Written instruction: Using the data below, return the stretch from the line that contains "Emit a LaTeX" through the line that contains "(low) at (234.5,999)", both included, exactly as it stands and nothing beyond it.

# Supplied material start

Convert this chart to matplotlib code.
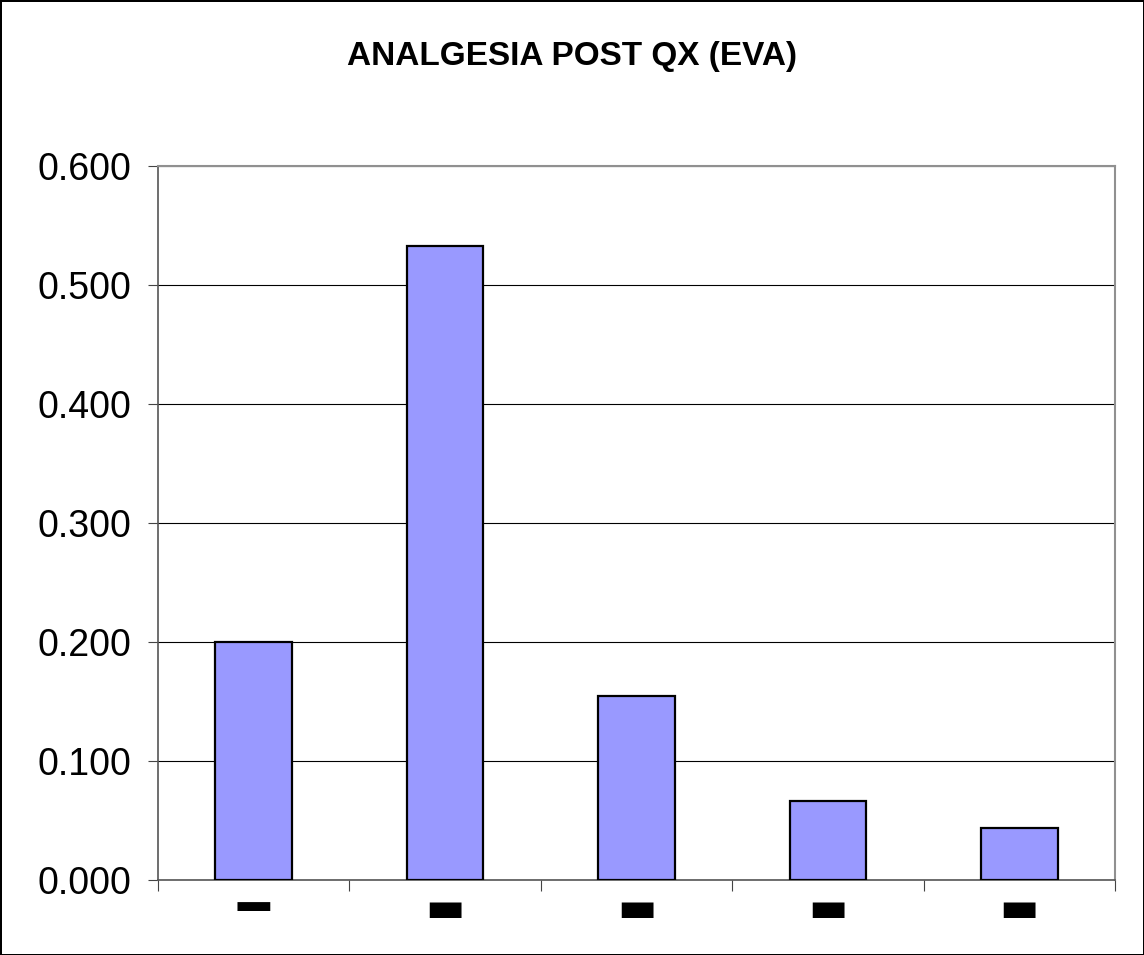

# Supplied material end
# Supplied material start

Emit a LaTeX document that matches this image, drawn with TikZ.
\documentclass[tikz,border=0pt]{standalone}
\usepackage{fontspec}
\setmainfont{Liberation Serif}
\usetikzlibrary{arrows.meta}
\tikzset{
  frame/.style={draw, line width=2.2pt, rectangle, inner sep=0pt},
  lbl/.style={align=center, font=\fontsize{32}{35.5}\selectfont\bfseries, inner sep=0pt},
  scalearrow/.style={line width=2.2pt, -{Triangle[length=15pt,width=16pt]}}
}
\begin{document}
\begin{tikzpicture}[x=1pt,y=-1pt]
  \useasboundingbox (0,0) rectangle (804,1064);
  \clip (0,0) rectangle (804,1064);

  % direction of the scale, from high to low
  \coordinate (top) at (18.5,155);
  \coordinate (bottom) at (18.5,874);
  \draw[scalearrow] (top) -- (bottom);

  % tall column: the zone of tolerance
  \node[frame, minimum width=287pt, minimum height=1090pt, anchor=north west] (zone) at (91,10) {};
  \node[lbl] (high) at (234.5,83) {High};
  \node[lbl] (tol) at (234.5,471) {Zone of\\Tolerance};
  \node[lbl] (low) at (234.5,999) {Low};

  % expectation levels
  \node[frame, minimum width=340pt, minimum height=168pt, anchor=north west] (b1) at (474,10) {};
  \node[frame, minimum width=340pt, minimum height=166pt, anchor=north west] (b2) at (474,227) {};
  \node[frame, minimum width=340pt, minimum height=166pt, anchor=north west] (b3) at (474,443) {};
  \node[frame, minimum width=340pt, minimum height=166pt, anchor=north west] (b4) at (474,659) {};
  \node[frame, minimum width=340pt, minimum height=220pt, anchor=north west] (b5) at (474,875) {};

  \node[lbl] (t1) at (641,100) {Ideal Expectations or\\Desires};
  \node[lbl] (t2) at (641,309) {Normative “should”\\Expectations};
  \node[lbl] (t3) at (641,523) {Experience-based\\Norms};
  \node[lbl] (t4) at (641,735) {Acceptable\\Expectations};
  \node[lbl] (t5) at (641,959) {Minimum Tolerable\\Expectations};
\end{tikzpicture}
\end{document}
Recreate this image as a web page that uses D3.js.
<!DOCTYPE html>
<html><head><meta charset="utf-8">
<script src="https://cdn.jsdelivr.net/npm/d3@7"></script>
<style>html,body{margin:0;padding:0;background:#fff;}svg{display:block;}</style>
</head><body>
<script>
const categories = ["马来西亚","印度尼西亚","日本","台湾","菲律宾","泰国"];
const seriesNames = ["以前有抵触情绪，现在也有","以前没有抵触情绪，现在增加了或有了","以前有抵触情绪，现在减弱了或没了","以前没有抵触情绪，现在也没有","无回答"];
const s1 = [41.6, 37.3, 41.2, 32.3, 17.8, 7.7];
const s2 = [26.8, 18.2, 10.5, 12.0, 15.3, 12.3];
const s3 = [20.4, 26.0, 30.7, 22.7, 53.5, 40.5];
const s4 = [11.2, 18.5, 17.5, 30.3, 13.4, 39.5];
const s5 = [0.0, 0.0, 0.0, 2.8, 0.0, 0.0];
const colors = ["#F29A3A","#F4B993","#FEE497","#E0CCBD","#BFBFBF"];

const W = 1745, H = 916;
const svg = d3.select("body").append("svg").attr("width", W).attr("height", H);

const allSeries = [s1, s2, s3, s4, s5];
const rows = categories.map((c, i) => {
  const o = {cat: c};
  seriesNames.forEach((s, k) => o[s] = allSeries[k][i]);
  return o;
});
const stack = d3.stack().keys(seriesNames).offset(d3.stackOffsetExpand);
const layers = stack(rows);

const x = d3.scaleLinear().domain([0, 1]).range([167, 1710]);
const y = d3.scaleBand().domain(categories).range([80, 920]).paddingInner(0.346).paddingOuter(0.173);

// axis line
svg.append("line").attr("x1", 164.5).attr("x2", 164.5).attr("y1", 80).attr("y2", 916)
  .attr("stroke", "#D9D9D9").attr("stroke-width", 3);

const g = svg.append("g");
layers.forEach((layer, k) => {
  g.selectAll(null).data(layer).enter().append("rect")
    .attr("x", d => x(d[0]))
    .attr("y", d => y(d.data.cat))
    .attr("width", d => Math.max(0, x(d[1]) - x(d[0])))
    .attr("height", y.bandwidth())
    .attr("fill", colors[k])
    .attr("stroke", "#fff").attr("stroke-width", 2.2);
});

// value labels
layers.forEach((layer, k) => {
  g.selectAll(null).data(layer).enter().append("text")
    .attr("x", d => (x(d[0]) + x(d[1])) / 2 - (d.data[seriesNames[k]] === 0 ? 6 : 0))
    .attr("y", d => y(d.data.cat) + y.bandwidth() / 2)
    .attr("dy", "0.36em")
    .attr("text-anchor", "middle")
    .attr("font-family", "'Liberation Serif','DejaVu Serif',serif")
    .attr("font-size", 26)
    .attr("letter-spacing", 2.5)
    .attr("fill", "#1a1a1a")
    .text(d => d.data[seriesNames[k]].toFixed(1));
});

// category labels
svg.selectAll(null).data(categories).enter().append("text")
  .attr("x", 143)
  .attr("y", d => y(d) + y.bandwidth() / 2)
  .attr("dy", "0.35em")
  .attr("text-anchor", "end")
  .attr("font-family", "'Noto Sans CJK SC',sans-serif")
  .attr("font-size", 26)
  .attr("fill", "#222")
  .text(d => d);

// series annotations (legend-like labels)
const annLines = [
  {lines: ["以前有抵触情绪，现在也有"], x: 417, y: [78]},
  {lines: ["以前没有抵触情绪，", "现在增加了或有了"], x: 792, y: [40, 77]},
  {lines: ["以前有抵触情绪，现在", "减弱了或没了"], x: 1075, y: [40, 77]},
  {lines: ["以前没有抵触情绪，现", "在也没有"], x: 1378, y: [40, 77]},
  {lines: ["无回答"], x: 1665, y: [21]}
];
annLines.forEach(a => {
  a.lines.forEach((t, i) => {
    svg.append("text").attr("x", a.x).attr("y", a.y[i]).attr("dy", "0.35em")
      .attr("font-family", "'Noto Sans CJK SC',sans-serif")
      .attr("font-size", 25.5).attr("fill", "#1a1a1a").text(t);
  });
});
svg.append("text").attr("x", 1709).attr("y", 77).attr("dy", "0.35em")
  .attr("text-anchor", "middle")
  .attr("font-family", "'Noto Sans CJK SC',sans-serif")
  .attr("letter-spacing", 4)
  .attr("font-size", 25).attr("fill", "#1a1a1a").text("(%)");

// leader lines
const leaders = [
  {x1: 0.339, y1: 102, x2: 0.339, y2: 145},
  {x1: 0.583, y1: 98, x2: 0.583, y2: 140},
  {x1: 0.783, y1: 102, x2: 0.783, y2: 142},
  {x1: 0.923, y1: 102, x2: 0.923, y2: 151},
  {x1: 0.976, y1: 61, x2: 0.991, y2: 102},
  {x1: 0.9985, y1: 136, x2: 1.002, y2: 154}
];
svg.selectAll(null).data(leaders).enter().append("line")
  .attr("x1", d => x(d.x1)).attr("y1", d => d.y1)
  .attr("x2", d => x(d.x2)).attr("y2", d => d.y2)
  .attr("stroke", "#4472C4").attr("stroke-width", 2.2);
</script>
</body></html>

# Supplied material end
# Supplied material start

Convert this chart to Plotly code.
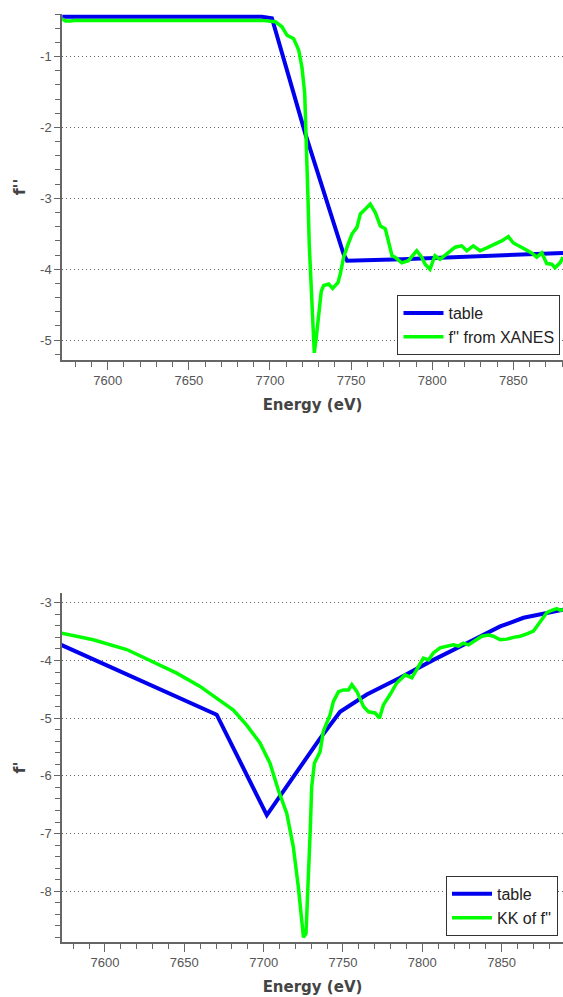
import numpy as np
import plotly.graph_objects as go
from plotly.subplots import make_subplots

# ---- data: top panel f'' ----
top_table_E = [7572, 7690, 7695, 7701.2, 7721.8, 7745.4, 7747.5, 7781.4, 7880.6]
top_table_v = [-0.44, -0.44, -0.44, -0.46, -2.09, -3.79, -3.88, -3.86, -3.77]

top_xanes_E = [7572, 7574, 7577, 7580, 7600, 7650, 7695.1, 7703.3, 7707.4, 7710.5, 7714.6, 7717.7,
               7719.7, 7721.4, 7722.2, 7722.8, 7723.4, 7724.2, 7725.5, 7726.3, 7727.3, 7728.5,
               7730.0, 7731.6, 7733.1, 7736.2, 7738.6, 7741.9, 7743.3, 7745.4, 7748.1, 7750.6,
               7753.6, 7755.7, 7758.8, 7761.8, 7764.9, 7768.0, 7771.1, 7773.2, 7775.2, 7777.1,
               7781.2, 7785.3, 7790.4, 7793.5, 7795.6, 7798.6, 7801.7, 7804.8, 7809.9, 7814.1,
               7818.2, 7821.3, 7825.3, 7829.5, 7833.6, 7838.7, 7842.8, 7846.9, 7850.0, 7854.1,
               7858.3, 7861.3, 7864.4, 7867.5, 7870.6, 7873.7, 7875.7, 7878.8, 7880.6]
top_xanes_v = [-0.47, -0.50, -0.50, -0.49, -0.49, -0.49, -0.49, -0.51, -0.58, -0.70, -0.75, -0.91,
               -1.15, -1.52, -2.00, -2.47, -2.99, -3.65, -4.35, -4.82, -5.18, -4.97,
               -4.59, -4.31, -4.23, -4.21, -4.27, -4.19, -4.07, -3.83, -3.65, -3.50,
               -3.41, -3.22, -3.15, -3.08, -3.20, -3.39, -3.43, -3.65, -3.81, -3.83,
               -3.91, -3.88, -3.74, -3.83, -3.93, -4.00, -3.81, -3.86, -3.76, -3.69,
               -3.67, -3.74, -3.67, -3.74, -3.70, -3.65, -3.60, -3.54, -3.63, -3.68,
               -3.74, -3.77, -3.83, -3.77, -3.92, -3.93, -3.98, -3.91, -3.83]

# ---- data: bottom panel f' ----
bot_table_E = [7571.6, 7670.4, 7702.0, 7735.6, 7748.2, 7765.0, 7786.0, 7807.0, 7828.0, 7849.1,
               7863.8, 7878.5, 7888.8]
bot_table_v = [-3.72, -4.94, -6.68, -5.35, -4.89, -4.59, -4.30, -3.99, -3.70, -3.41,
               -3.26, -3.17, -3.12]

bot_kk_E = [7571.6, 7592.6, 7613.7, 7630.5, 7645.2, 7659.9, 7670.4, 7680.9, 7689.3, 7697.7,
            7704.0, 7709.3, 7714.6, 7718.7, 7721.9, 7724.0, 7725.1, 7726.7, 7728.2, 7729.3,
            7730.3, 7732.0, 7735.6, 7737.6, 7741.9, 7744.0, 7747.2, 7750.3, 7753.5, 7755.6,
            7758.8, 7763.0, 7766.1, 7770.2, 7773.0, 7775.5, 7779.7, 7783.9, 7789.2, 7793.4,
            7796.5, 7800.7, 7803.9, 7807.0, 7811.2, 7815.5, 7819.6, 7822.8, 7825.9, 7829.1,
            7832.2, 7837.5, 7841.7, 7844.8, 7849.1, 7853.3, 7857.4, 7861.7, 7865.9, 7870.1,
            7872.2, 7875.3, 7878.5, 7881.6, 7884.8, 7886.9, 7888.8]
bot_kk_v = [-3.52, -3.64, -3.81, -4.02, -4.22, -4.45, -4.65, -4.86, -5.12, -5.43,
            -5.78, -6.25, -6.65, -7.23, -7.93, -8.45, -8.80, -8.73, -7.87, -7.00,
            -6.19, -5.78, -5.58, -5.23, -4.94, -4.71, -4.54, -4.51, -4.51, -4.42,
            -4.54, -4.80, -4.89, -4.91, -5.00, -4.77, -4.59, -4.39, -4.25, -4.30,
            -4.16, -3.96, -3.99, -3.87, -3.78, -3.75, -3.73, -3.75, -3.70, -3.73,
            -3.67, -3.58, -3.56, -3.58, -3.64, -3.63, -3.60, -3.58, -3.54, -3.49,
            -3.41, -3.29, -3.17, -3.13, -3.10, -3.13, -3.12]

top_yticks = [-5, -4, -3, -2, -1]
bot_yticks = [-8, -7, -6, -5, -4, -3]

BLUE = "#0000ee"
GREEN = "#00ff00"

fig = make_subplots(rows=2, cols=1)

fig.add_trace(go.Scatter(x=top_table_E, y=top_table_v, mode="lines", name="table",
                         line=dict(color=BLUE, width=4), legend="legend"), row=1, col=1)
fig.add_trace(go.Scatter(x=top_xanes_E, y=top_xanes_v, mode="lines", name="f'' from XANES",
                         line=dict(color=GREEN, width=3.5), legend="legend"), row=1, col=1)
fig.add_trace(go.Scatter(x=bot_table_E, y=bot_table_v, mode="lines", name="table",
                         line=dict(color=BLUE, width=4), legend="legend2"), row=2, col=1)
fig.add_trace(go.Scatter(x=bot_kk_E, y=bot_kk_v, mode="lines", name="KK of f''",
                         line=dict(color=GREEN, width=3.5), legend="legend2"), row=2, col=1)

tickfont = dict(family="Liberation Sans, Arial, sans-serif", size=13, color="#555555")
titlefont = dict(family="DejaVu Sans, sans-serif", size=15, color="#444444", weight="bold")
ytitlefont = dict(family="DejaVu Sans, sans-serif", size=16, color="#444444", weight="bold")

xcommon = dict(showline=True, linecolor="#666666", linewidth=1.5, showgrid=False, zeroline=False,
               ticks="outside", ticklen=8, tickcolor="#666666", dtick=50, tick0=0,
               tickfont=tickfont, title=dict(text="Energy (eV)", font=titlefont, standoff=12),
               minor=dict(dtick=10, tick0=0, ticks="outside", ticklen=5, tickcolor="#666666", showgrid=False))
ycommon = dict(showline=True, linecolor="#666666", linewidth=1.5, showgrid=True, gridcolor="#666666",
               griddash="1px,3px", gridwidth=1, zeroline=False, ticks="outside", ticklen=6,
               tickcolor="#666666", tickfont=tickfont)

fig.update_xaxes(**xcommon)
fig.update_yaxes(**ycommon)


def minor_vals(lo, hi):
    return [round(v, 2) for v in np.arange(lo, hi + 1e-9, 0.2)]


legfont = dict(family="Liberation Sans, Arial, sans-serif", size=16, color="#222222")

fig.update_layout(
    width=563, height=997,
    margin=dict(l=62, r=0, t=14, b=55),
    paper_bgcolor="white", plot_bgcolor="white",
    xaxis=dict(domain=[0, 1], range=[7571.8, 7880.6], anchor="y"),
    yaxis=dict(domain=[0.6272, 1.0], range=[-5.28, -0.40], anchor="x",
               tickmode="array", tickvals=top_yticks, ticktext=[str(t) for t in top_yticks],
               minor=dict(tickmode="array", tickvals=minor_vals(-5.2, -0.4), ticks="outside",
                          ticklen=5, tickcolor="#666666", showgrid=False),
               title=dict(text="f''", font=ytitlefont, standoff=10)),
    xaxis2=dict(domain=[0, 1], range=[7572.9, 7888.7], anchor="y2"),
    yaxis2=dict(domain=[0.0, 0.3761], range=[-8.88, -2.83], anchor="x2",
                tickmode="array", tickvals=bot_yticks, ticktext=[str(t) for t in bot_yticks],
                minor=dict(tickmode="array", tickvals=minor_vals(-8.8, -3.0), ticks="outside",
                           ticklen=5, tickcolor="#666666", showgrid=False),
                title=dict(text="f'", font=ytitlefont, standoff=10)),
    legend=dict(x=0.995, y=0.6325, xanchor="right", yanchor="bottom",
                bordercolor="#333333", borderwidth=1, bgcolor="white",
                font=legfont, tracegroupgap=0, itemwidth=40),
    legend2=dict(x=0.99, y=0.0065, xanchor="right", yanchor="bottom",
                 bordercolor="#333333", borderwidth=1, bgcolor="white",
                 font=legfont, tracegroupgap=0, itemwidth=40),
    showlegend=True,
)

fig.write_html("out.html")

# Supplied material end

Written answer:
Emit a LaTeX document that matches this image, drawn with TikZ.
\documentclass[tikz,border=0pt]{standalone}
\usepackage{fontspec}
\setmainfont{Liberation Serif}
\usetikzlibrary{arrows.meta}
\tikzset{
  frame/.style={draw, line width=2.2pt, rectangle, inner sep=0pt},
  lbl/.style={align=center, font=\fontsize{32}{35.5}\selectfont\bfseries, inner sep=0pt},
  scalearrow/.style={line width=2.2pt, -{Triangle[length=15pt,width=16pt]}}
}
\begin{document}
\begin{tikzpicture}[x=1pt,y=-1pt]
  \useasboundingbox (0,0) rectangle (804,1064);
  \clip (0,0) rectangle (804,1064);

  % direction of the scale, from high to low
  \coordinate (top) at (18.5,155);
  \coordinate (bottom) at (18.5,874);
  \draw[scalearrow] (top) -- (bottom);

  % tall column: the zone of tolerance
  \node[frame, minimum width=287pt, minimum height=1090pt, anchor=north west] (zone) at (91,10) {};
  \node[lbl] (high) at (234.5,83) {High};
  \node[lbl] (tol) at (234.5,471) {Zone of\\Tolerance};
  \node[lbl] (low) at (234.5,999) {Low};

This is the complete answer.